Comment René Descartes fait-il pour « utiliser » la démarche d’Averroès, et tronquer la question de l’intellect matériel ?

Voici comment il présente les choses : au lieu de situer comme intellect matériel, il s’assimile à l’intellect lui-même. Il peut ainsi dire de l’intellect matérielle qu’il est son « esprit » et que celui-ci est trompeur :

« mon esprit est un vagabond qui se plaît à m’égarer »

René Descartes est ici fidèle à la religion : il considère qu’il n’y a pas d’intellect général, seulement une âme. Mais comme il a besoin de « sauver » les sens à sa manière – pour justifier la bourgeoisie transformant le monde – il doit attribuer à l’intellect matériel un aspect authentique.

Portrait de René Descartes, avant 1707.

Portrait de René Descartes, avant 1707.

Pour saisir les choses clairement :

Avicenne = Dieu => intellect => « pensée » de l’humanité

Averroès = Dieu => intellect / intellect matériel =>pensée double de l’humanité (soit tournée vers l’ensemble, soit vers le simple « individuel », « particulier »)

Descartes inverse l’ordre.
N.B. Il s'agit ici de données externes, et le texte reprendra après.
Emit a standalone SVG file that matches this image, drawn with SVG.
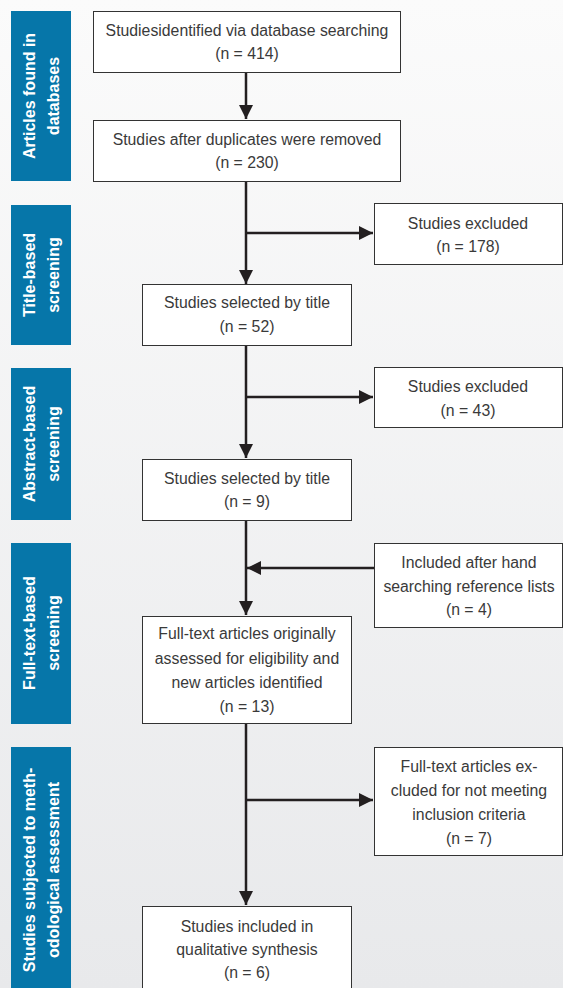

La pensée de l’être humain serait un intellect, et non plus l’intellect matériel. Cet intellect peut être trompé par l’intellect matériel (Descartes l’appelle l’esprit).

Là où Avicenne et Averroès disent : les humains ne pensent pas, l’intellect vient du Dieu-Univers-Superordinateur (ce qui sera remplacé par la Nature, l’univers pour les matérialistes), Descartes renversent le tout.

C’est l’unique moyen qu’il a trouvé de conserver Dieu tout en proposant une conception rationaliste de l’esprit.

Comment Descartes s’y prend-il ? Si notre thèse est correcte, alors l’opposition esprit / sens doit se voir ajouter un troisième élément. Descartes ne correspond pas au schéma purement religieux opposant esprit et matière. Il doit y ajouter un troisième terme, mélange des deux – l’intellect matériel d’Averroès, sauf que lui s’affirmerait directement comme intellect, afin d’affirmer la thèse bourgeoise de la rationalité.

Descartes reconnaît donc que les sens pénètrent son esprit – il doit le faire, car il doit reconnaître la matière, il est en effet au service de la bourgeoisie transformant le monde.

Mais, et c’est là le paradoxe, Descartes ne se considère pas comme « esprit ». Il ne le peut pas, car il est au 17e siècle en France. Il doit dire qu’il n’est pas esprit, mais autre chose, qu’il a une certaine « maîtrise » de l’esprit, que la spiritualité a de la valeur.

C’est pour cela que Descartes invente la thèse du « pilote. » C’est une thèse qui est inacceptable pour le matérialisme, mais également pour l’Eglise. Voilà pourquoi cette dernière a mis les œuvres de Descartes à l’index, interdisant leur enseignement, alors qu’inversement le matérialisme n’a pas considéré Descartes comme l’un de ses représentants authentiques.

Dans la conception de Descartes, l’intellect matériel se voit en effet attribuer une capacité de compréhension totale – ce qui normalement revient à Dieu ou bien à l’intellect (en tant que reflet).

Descartes affirme que la pensée est le « pilote », que ce pilote est au-dessus du corps, mais également de l’esprit ! C’est une âme « autonome. »

Voici comment Descartes formule sa conception du pilote :

« La nature m’enseigne aussi par ces sentiments de douleur, de faim, de soif, etc., que je ne suis pas seulement logé dans mon corps ainsi qu’un pilote en son navire, mais outre cela que je lui suis conjoint très étroitement, et tellement confondu et mêlé que je compose comme un seul tout avec lui.

Car si cela n’étoit, lorsque mon corps est blessé, je ne sentirois pas pour cela de la douleur, moi qui ne suis qu’une chose qui pense, mais j’apercevrois cette blessure par le seul entendement, comme un pilote aperçoit par la vue si quelque chose se rompt dans son vaisseau.

Et lorsque mon corps a besoin de boire ou de manger, je connoîtrois simplement cela même, sans en être averti par des sentiments confus de faim et de soif: car en effet tous ces sentiments de faim, de soif, de douleur, etc., ne sont autre chose que de certaines façons confuses de penser, qui proviennent et dépendent de l’union et comme du mélange de l’esprit avec le corps. »

On a, ainsi, trois niveaux chez Descartes : la pensée individuelle autonome – pilote (qu’il appelle âme, mais qui n’a pas du tout suffi pour convaincre l’Église ! ), l’esprit, le corps.